Company structures aren't as overwhelming as they sound, and we want to help make it easier for you to understand and choose the right fit. So if you have a brilliant idea and are ready to get going on your new venture, take a few minutes and research company structures below so you have a solid foundation for your business. Here are the options that most small businesses choose between:
1. sole proprietorship
This is by far the fastest setup for starting a business. There's virtually no paperwork, and it's easy to start selling right away. There are no separate tax filing requirements, and no filing fees to start. You might need local licenses and permits depending on the business, but otherwise you are automatically a sole proprietorship when you start selling. The only other step you might need to take is filing a fictitious name or dba (doing business as) with your state, which is usually less than $100 including filing the paperwork and getting it published in a local paper (a requirement).
fast formation (almost no paperwork!)
simple taxes (you pay taxes as part of your personal return so it's very simple)

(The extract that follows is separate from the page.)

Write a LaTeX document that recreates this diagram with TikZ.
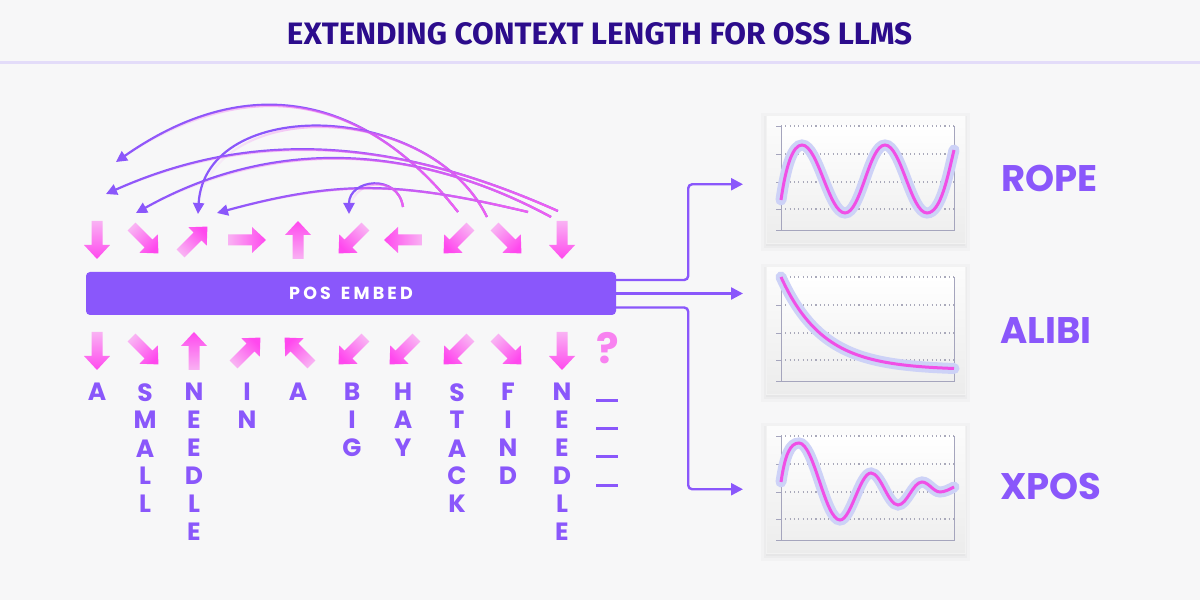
\documentclass[tikz,border=0pt]{standalone}
\usepackage{fontspec}
\usetikzlibrary{arrows.meta,calc,fadings}
\newfontfamily\pop{Poppins}
\newfontfamily\fira{Fira Sans}
\definecolor{bg}{HTML}{F7F7F8}
\definecolor{titlec}{HTML}{2C0C8C}
\definecolor{purp}{HTML}{8A57FB}
\definecolor{pinkA}{HTML}{F9B2F3}
\definecolor{pinkB}{HTML}{FF48EE}
\definecolor{qpink}{HTML}{F882F0}
\definecolor{magc}{HTML}{F060F0}
\definecolor{halo}{HTML}{CDD2F7}
\definecolor{linec}{HTML}{F04FE6}
\definecolor{gridc}{HTML}{A9A9BA}
\definecolor{axisc}{HTML}{A5A5BD}
\definecolor{rulec}{HTML}{E3DCF9}
\definecolor{boxtop}{HTML}{FCFCFC}
\definecolor{boxbot}{HTML}{ECECEC}
\definecolor{innerbot}{HTML}{EFEFEF}
\tikzfading[name=fadeleft, left color=transparent!100, right color=transparent!0]
\newcommand\blockarr[3]{%
  \pgfmathsetmacro\shang{#3-90}%
  \shade[top color=pinkB, bottom color=pinkA, shading angle=\shang]
  ($(#1,#2)+(#3:-19)+(#3+90:-5.5)$) -- ($(#1,#2)+(#3:5)+(#3+90:-5.5)$) --
  ($(#1,#2)+(#3:5)+(#3+90:-13)$) -- ($(#1,#2)+(#3:19)$) --
  ($(#1,#2)+(#3:5)+(#3+90:13)$) -- ($(#1,#2)+(#3:5)+(#3+90:5.5)$) --
  ($(#1,#2)+(#3:-19)+(#3+90:5.5)$) -- cycle;}
\newcommand\gradcurve[4]{%
  \draw[curv] (#1) .. controls (#2) and (#3) .. (#4);
  \draw[curvfade] (#1) .. controls (#2) and (#3) .. (#4);}
\newcommand\chartframe{%
  \shade[top color=white, bottom color=innerbot] (15,-11) rectangle (188,-115);
  \foreach \g in {-11,-39,-67,-94} {\draw[gridl] (15,\g) -- (188,\g); \draw[axisl] (10,\g) -- (15,\g);}
  \draw[axisl] (15,-11) -- (15,-115);
  \draw[axisl] (10,-115) -- (188,-115) -- (188,-11);}
\begin{document}
\begin{tikzpicture}[x=1pt,y=1pt,
  conn/.style={draw=purp, line width=2.4pt, rounded corners=4pt, -{Triangle[length=12pt,width=12pt]}},
  curv/.style={draw=purp, line width=2.2pt, -{Triangle[length=11pt,width=11pt]}},
  curvfade/.style={draw=magc, line width=2.2pt, path fading=fadeleft},
  col/.style={anchor=north, inner sep=0pt, align=center, text=purp, font=\pop\bfseries\fontsize{25pt}{28pt}\selectfont},
  blank/.style={fill=purp, inner sep=0pt, minimum width=22pt, minimum height=3pt},
  lbl/.style={anchor=west, inner sep=0pt, text=purp, font=\pop\bfseries\fontsize{37pt}{37pt}\selectfont},
  chartbox/.style={anchor=north west, minimum width=199pt, minimum height=128pt, inner sep=0pt,
    top color=boxtop, bottom color=boxbot, draw=black!5, line width=0.5pt,
    preaction={fill=black, fill opacity=0.025, draw=black, draw opacity=0.02, line width=10pt, transform canvas={yshift=-3pt}},
    preaction={draw=black, draw opacity=0.025, line width=4pt, transform canvas={yshift=-3pt}}},
  gridl/.style={draw=gridc, line width=1.1pt, dash pattern=on 1.1pt off 3.2pt},
  axisl/.style={draw=axisc, line width=0.9pt},
  haloline/.style={draw=linec, line width=3pt, preaction={draw=halo, line width=11pt, line cap=round}}
]
\fill[bg] (0,0) rectangle (1200,600);
\useasboundingbox (0,0) rectangle (1200,600);

% title
\node[inner sep=0pt, text=titlec, font=\fira\bfseries] (title) at (599.5,566.5)
  {\resizebox{625pt}{22pt}{EXTENDING CONTEXT LENGTH FOR OSS LLMS}};
\coordinate (ruleL) at (0,537);
\coordinate (ruleR) at (1200,537);
\draw[rulec, line width=3pt] (ruleL) -- (ruleR);

% embedding bar
\node[fill=purp, rounded corners=4pt, minimum width=530pt, minimum height=43pt, inner sep=0pt,
  text=white, font=\pop\bfseries\fontsize{17.5pt}{17.5pt}\selectfont\addfontfeature{LetterSpace=18}] (bar) at (351,306.5) {POS\hspace{10pt}EMBED};

% top arrows
\foreach \x/\a in {97/270,145/315,194/45,247/0,298/90,352/225,403/180,457/225,508/315,562/270}
  {\blockarr{\x}{360}{\a}}
% bottom arrows
\foreach \x/\a in {97/270,145/315,194/90,247/45,298/135,352/225,403/225,457/225,508/315,562/270}
  {\blockarr{\x}{249}{\a}}
\node[inner sep=0pt, text=qpink, font=\pop\bfseries\fontsize{42pt}{42pt}\selectfont] (q) at (607.5,252) {?};

% attention curves
\coordinate (a0) at (458,388); \coordinate (a1) at (372,498); \coordinate (a2) at (255,535); \coordinate (a3) at (116,438);
\coordinate (b0) at (487,383); \coordinate (b1) at (430,500); \coordinate (b2) at (205,505); \coordinate (b3) at (198,386);
\coordinate (c0) at (558,389); \coordinate (c1) at (403,458); \coordinate (c2) at (261,475); \coordinate (c3) at (106,406);
\coordinate (d0) at (551,383); \coordinate (d1) at (414,457); \coordinate (d2) at (272,463); \coordinate (d3) at (136,387);
\coordinate (e0) at (528,388); \coordinate (e1) at (401,418); \coordinate (e2) at (342,421); \coordinate (e3) at (217,387);
\coordinate (f0) at (403,393); \coordinate (f1) at (398,427); \coordinate (f2) at (349,421); \coordinate (f3) at (349,386);
\gradcurve{a0}{a1}{a2}{a3}
\gradcurve{b0}{b1}{b2}{b3}
\gradcurve{c0}{c1}{c2}{c3}
\gradcurve{d0}{d1}{d2}{d3}
\gradcurve{e0}{e1}{e2}{e3}
\gradcurve{f0}{f1}{f2}{f3}

% word columns
\node[col] (w1) at (97,217) {A};
\node[col] (w2) at (145,217) {S\\M\\A\\L\\L};
\node[col] (w3) at (194,217) {N\\E\\E\\D\\L\\E};
\node[col] (w4) at (247,217) {I\\N};
\node[col] (w5) at (298,217) {A};
\node[col] (w6) at (352,217) {B\\I\\G};
\node[col] (w7) at (403,217) {H\\A\\Y};
\node[col] (w8) at (457,217) {S\\T\\A\\C\\K};
\node[col] (w9) at (508,217) {F\\I\\N\\D};
\node[col] (w10) at (562,217) {N\\E\\E\\D\\L\\E};
\node[blank] (u1) at (607,199.3) {};
\node[blank] (u2) at (607,171.3) {};
\node[blank] (u3) at (607,143) {};
\node[blank] (u4) at (607,114.7) {};

% charts
\node[chartbox] (rope) at (766,485) {};
\node[chartbox] (alibi) at (766,334) {};
\node[chartbox] (xpos) at (766,175) {};

\begin{scope}[shift={(rope.north west)}]
  \chartframe
  \draw[haloline] (15,-85) .. controls (20,-50) and (27,-30) .. (36,-30)
    .. controls (52,-30) and (63,-98) .. (79,-98)
    .. controls (95,-98) and (103,-30) .. (119,-30)
    .. controls (135,-30) and (145,-98) .. (161,-98)
    .. controls (175,-98) and (182,-60) .. (188,-35);
\end{scope}
\begin{scope}[shift={(alibi.north west)}]
  \chartframe
  \draw[haloline] plot[domain=15:188, samples=80, smooth] (\x, {-104+93*exp(-(\x-15)/42)});
\end{scope}
\begin{scope}[shift={(xpos.north west)}]
  \chartframe
  \draw[haloline] (15,-57) .. controls (19,-30) and (24,-18) .. (33,-18)
    .. controls (48,-18) and (59,-95) .. (74,-95)
    .. controls (85,-95) and (94,-48) .. (105,-48)
    .. controls (115,-48) and (122,-80) .. (132,-80)
    .. controls (141,-80) and (147,-57) .. (156,-57)
    .. controls (162.5,-57) and (167.5,-67) .. (174,-67)
    .. controls (179,-67) and (184,-64) .. (188,-62);
\end{scope}

% connectors
\draw[conn] ([yshift=13.5pt]bar.east) -- ++(72,0) |- ([xshift=-23pt,yshift=-5pt]rope.west);
\draw[conn] (bar.east) -- ([xshift=-23pt]bar.east -| alibi.west);
\draw[conn] ([yshift=-14pt]bar.east) -- ++(72,0) |- ([xshift=-23pt]xpos.west);

% labels
\node[lbl] (ropel) at (1001,422) {ROPE};
\node[lbl] (alibil) at (1000,269) {ALIBI};
\node[lbl] (xposl) at (1000,113.5) {XPOS};
\end{tikzpicture}
\end{document}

personal liability (no protection - which means you're responsible for the debts and obligations of the business)
difficult to get investors (you can't sell stock)
2. general partnership
A partnership is a lot like a sole proprietorship but with two owners. A general partnership is the easiest to form, but it also doesn't provide a lot of protection for the individual partners. The most important thing to do aside from filing paperwork with your state, is create a partnership agreement. Your partnership's legal name is the last names of the all the partners, but you can also file a dba to use another name. Partnerships don't pay taxes as a company, but they file an annual "information return" that shows the pass-through income that is taxed on the partners' individual returns. It's definitely worth discussing partnership options with a lawyer, and getting advice and help creating your partnership agreement.
easy to form (simple filing at relatively low cost)
taxes are fairly simple
shared financial commitment between partners
shared time and work commitment
joint liability (it's all on the partners so they are all personally liable for the company debts and obligations and each other's actions)

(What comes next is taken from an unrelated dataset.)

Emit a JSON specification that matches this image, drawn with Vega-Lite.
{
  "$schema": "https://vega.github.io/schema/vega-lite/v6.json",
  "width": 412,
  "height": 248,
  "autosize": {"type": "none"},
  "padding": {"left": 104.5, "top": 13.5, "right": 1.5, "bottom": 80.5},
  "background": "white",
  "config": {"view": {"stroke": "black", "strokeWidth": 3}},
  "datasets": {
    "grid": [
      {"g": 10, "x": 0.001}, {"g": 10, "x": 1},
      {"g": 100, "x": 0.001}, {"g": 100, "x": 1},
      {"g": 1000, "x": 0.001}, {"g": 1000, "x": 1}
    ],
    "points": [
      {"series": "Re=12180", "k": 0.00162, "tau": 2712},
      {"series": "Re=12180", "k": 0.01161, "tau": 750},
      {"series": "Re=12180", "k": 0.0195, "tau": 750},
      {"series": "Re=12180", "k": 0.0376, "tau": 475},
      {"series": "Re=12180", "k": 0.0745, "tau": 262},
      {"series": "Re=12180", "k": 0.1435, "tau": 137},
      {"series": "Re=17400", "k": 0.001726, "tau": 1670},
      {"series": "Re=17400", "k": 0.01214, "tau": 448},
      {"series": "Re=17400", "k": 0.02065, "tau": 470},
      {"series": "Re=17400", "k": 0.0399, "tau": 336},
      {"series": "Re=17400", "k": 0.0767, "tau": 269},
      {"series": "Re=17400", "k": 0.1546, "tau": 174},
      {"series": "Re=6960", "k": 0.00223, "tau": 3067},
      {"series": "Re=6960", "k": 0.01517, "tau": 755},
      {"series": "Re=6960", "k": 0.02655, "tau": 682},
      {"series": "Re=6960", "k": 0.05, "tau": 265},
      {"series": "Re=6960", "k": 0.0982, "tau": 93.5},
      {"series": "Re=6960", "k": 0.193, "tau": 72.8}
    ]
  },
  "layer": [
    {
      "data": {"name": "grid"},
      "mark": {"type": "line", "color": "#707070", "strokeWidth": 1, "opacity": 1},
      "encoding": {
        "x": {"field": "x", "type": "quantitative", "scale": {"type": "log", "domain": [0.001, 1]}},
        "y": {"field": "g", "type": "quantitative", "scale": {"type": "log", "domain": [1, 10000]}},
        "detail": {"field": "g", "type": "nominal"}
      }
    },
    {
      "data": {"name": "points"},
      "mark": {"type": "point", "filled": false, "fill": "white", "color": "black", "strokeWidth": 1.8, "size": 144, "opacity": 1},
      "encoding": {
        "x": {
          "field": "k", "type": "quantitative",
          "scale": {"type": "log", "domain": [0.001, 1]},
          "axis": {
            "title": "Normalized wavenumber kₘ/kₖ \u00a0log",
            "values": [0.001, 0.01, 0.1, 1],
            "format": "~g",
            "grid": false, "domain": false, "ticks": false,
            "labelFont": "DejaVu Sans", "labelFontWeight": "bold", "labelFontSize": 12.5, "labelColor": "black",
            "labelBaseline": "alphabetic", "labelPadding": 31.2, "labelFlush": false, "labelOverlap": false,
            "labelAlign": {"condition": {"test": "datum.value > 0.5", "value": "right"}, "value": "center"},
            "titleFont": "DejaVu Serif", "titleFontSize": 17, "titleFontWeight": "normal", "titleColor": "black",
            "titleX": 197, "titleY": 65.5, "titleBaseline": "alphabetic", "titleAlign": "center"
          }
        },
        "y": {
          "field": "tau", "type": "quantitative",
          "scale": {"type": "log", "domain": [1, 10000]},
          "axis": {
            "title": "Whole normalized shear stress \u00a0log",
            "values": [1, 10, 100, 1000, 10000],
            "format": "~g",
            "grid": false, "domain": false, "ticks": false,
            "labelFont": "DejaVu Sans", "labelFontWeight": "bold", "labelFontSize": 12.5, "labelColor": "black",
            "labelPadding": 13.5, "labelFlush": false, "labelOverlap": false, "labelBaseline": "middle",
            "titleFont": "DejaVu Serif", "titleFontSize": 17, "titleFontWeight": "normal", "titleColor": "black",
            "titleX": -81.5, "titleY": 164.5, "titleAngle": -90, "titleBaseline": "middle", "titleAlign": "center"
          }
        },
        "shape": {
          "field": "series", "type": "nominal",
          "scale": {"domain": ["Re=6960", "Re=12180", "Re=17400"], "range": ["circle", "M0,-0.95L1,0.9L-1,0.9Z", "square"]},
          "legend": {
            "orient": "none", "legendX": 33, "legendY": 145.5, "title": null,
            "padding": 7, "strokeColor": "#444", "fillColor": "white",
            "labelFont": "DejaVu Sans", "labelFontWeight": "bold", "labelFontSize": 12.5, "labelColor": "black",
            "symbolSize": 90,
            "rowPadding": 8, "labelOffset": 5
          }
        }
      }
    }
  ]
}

disagreements (can happen and can be detrimental)
3. limited liability partnership (llp)
Limited liability partnerships are more complicated than general partnerships, but they do offer more protection for the partners involved. The partners are not individually liable for all debts, obligations, and management decisions - it depends on their percentage of investment. You will still have to file paperwork, plus an "information return". Just as with a general partnership, it's definitely worth discussing partnership options with a lawyer, and getting advice and help creating your partnership agreement.
protection against some liability
shared financial and time commitments
ability to attract good employees (incentive to become a partner)

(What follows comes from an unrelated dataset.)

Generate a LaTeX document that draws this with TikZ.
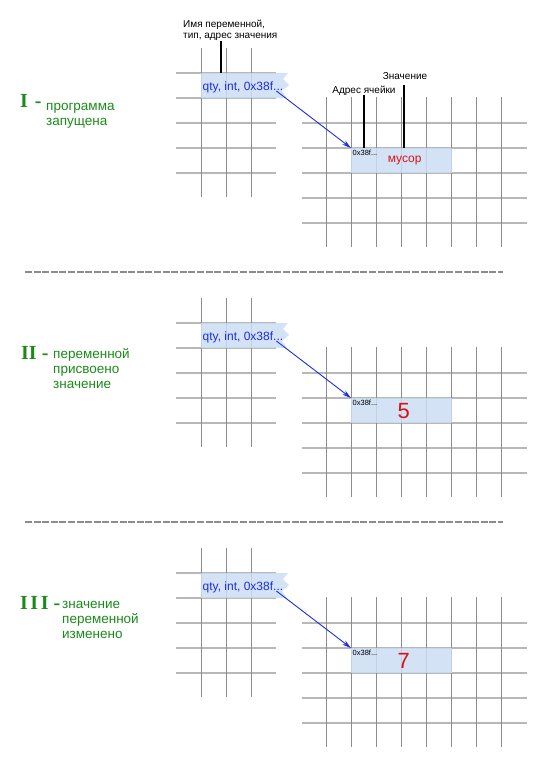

disagreements (can happen and can be detrimental)
shared profits (can cause tension)
4. limited liability company (llc)
The llc is one of the most flexible and common structures for small business. It consists of one or multiple owners, known as members, who have limited liability like in a normal corporation, but are taxed on their individual returns (pass-through) like a partnership. To form an llc you must file with your state, which is typically a bit cheaper than filing as a corporation, but more than a partnership or assumed name. Just like with the types of partnership, we highly recommend seeking advice from counsel before choosing to file as an llc.
liability is limited for the members
it is cheaper and easier to file taxes and paperwork for an llc compared to a corporation
profit can be distributed however the operating agreement allows (it's up to the members so it's more flexible)
more effort to file than becoming a sole proprietor
typically if somebody leaves the llc is automatically dissolved and a new one must be reformed (you can protect against this in your operating agreement if you want to)
A corporation is very common for larger businesses, and something most people are familiar with. it is owned by shareholders, and is considered its own entity. It is one of the most complex company structures, and you should definitely consult an attorney before forming one. You will need to file with the state and potentially issue stock certificates when you start. You have to get tax ids from the state and irs and pay federal, state, and in some cases, local taxes. Income is often double taxed because the corporation pays income taxes, and then individuals pay taxes on their dividends.
limited liability - the shareholders are protected
it is possible to raise funds by selling stock
owners pay taxes on profits in salaries, bonuses, and dividends, but additional profits are often taxed at a lower rate
they are expensive and difficult to form and operate
double taxation - when the company makes a profit and when shareholders receive dividends
lots of paperwork!
Many small businesses choose to elect their corporations to to become s-corporations with the irs because it makes it possible to use pass-through taxation, to avoid double taxing. That way, the business does not pay taxes, rather, the individuals do, like in a partnership or llc. It's important to note that some states don't recognize s-corps and will tax them like c-corps, so you will want to seek advice of an accountant before you get started.
tax savings for members
some shareholders/employees can write off expenses like health and life insurance
stricter rules for operations (director and shareholder meetings, updates to by-laws, etc
shareholders must have high enough compensation (no low salary/high distribution)
A coop is a business that's owned by the members who purchase shares called user-owners. members have voting power and elect a board of directors and officers who run it. The cooperative is like a corporation with pass-through taxes (no federal income tax as a company, but individuals pay it on their earnings. It's a very complex business structure, and unless you're starting a healthcare, retail, agriculture, art or restaurant business it might not be a great structure to choose. If you do think it's the right fit, it's a much different process than the other structures to get started. The members must agree on the business plan and then the group can (not required) incorporate. Bylaws must be created, membership applications must be drafted, and you have to have a charter member meeting to elect directors. All states have different laws regarding cooperatives. Due to the complex nature of starting a cooperative you should definitely get the help of counsel in forming one.
every member gets an equal vote - all investors and members count
the cooperative is more fluid - people can come and go without hurting the business
tax savings from pass-through taxation
relies on member participation from voting to working
might need investors, but hard to get them to agree to fund, because more shares don't mean more decision making power during votes
Legal structures are a bit difficult to sort out sometimes, but it's worth it to know what the right move is when forming your business. Before you start it's also a good idea to consult with an attorney, and you can find a lot more helpful information from the small business administration as well.